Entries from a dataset
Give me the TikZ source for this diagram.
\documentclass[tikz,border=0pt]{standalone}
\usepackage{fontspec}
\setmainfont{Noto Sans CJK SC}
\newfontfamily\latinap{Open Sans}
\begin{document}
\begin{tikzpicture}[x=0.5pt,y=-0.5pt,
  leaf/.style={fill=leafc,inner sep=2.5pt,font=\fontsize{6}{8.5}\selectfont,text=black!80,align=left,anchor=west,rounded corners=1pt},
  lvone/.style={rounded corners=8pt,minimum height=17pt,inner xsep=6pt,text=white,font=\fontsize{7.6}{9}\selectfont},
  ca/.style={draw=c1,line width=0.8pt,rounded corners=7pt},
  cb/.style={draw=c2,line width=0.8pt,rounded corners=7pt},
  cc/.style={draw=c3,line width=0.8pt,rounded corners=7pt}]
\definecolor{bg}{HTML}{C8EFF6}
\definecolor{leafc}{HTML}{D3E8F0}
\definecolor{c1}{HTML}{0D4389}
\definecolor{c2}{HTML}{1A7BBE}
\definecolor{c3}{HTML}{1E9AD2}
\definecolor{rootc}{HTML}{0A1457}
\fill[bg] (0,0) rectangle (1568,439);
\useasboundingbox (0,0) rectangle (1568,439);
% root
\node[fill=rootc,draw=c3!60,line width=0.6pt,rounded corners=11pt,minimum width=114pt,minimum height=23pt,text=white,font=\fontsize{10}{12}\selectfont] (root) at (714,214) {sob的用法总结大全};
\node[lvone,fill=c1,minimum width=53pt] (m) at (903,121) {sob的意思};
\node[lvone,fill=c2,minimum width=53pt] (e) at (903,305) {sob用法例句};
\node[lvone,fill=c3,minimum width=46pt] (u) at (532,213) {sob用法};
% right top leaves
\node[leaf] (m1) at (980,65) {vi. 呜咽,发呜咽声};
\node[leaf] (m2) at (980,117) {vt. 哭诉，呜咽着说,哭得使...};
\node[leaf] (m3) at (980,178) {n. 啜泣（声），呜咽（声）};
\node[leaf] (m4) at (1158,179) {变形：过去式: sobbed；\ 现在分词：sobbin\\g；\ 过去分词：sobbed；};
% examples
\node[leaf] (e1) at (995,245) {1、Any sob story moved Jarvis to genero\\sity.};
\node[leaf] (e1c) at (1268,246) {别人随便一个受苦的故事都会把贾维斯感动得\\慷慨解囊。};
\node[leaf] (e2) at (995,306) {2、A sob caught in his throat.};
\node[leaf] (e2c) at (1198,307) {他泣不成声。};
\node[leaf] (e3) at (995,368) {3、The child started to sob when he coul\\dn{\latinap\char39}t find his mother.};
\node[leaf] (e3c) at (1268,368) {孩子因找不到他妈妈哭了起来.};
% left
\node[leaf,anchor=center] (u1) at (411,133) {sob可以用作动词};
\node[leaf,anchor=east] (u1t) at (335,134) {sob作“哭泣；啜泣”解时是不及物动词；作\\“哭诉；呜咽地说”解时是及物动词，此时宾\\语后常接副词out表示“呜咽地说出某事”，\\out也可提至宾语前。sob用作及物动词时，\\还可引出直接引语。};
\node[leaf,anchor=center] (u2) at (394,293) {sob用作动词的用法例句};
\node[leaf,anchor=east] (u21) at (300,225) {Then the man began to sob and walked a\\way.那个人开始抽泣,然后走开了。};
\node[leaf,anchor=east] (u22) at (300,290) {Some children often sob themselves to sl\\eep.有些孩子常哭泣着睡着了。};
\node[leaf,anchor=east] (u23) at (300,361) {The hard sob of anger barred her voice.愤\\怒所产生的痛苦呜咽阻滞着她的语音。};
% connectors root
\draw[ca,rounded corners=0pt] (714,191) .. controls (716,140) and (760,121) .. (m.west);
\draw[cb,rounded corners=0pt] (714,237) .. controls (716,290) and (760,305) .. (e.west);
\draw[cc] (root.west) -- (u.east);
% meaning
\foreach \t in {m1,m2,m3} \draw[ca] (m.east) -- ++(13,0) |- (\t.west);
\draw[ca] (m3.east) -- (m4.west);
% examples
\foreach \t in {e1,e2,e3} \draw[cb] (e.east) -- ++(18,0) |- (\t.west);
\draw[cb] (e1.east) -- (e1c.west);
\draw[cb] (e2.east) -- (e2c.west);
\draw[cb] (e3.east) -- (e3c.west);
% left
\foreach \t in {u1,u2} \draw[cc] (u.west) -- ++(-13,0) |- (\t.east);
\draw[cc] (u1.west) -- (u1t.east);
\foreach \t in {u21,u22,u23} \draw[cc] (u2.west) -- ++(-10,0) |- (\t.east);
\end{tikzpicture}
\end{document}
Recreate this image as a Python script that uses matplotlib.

» **The problem**
Copy out all of the lines above exactly.

» **Result below**
Give me the TikZ source for this diagram.
\documentclass[tikz,border=0pt]{standalone}
\usepackage{fontspec}
\setmainfont{Noto Sans CJK SC}
\newfontfamily\latinap{Open Sans}
\begin{document}
\begin{tikzpicture}[x=0.5pt,y=-0.5pt,
  leaf/.style={fill=leafc,inner sep=2.5pt,font=\fontsize{6}{8.5}\selectfont,text=black!80,align=left,anchor=west,rounded corners=1pt},
  lvone/.style={rounded corners=8pt,minimum height=17pt,inner xsep=6pt,text=white,font=\fontsize{7.6}{9}\selectfont},
  ca/.style={draw=c1,line width=0.8pt,rounded corners=7pt},
  cb/.style={draw=c2,line width=0.8pt,rounded corners=7pt},
  cc/.style={draw=c3,line width=0.8pt,rounded corners=7pt}]
\definecolor{bg}{HTML}{C8EFF6}
\definecolor{leafc}{HTML}{D3E8F0}
\definecolor{c1}{HTML}{0D4389}
\definecolor{c2}{HTML}{1A7BBE}
\definecolor{c3}{HTML}{1E9AD2}
\definecolor{rootc}{HTML}{0A1457}
\fill[bg] (0,0) rectangle (1568,439);
\useasboundingbox (0,0) rectangle (1568,439);
% root
\node[fill=rootc,draw=c3!60,line width=0.6pt,rounded corners=11pt,minimum width=114pt,minimum height=23pt,text=white,font=\fontsize{10}{12}\selectfont] (root) at (714,214) {sob的用法总结大全};
\node[lvone,fill=c1,minimum width=53pt] (m) at (903,121) {sob的意思};
\node[lvone,fill=c2,minimum width=53pt] (e) at (903,305) {sob用法例句};
\node[lvone,fill=c3,minimum width=46pt] (u) at (532,213) {sob用法};
% right top leaves
\node[leaf] (m1) at (980,65) {vi. 呜咽,发呜咽声};
\node[leaf] (m2) at (980,117) {vt. 哭诉，呜咽着说,哭得使...};
\node[leaf] (m3) at (980,178) {n. 啜泣（声），呜咽（声）};
\node[leaf] (m4) at (1158,179) {变形：过去式: sobbed；\ 现在分词：sobbin\\g；\ 过去分词：sobbed；};
% examples
\node[leaf] (e1) at (995,245) {1、Any sob story moved Jarvis to genero\\sity.};
\node[leaf] (e1c) at (1268,246) {别人随便一个受苦的故事都会把贾维斯感动得\\慷慨解囊。};
\node[leaf] (e2) at (995,306) {2、A sob caught in his throat.};
\node[leaf] (e2c) at (1198,307) {他泣不成声。};
\node[leaf] (e3) at (995,368) {3、The child started to sob when he coul\\dn{\latinap\char39}t find his mother.};
\node[leaf] (e3c) at (1268,368) {孩子因找不到他妈妈哭了起来.};
% left
\node[leaf,anchor=center] (u1) at (411,133) {sob可以用作动词};
\node[leaf,anchor=east] (u1t) at (335,134) {sob作“哭泣；啜泣”解时是不及物动词；作\\“哭诉；呜咽地说”解时是及物动词，此时宾\\语后常接副词out表示“呜咽地说出某事”，\\out也可提至宾语前。sob用作及物动词时，\\还可引出直接引语。};
\node[leaf,anchor=center] (u2) at (394,293) {sob用作动词的用法例句};
\node[leaf,anchor=east] (u21) at (300,225) {Then the man began to sob and walked a\\way.那个人开始抽泣,然后走开了。};
\node[leaf,anchor=east] (u22) at (300,290) {Some children often sob themselves to sl\\eep.有些孩子常哭泣着睡着了。};
\node[leaf,anchor=east] (u23) at (300,361) {The hard sob of anger barred her voice.愤\\怒所产生的痛苦呜咽阻滞着她的语音。};
% connectors root
\draw[ca,rounded corners=0pt] (714,191) .. controls (716,140) and (760,121) .. (m.west);
\draw[cb,rounded corners=0pt] (714,237) .. controls (716,290) and (760,305) .. (e.west);
\draw[cc] (root.west) -- (u.east);
% meaning
\foreach \t in {m1,m2,m3} \draw[ca] (m.east) -- ++(13,0) |- (\t.west);
\draw[ca] (m3.east) -- (m4.west);
% examples
\foreach \t in {e1,e2,e3} \draw[cb] (e.east) -- ++(18,0) |- (\t.west);
\draw[cb] (e1.east) -- (e1c.west);
\draw[cb] (e2.east) -- (e2c.west);
\draw[cb] (e3.east) -- (e3c.west);
% left
\foreach \t in {u1,u2} \draw[cc] (u.west) -- ++(-13,0) |- (\t.east);
\draw[cc] (u1.west) -- (u1t.east);
\foreach \t in {u21,u22,u23} \draw[cc] (u2.west) -- ++(-10,0) |- (\t.east);
\end{tikzpicture}
\end{document}
Recreate this image as a Python script that uses matplotlib.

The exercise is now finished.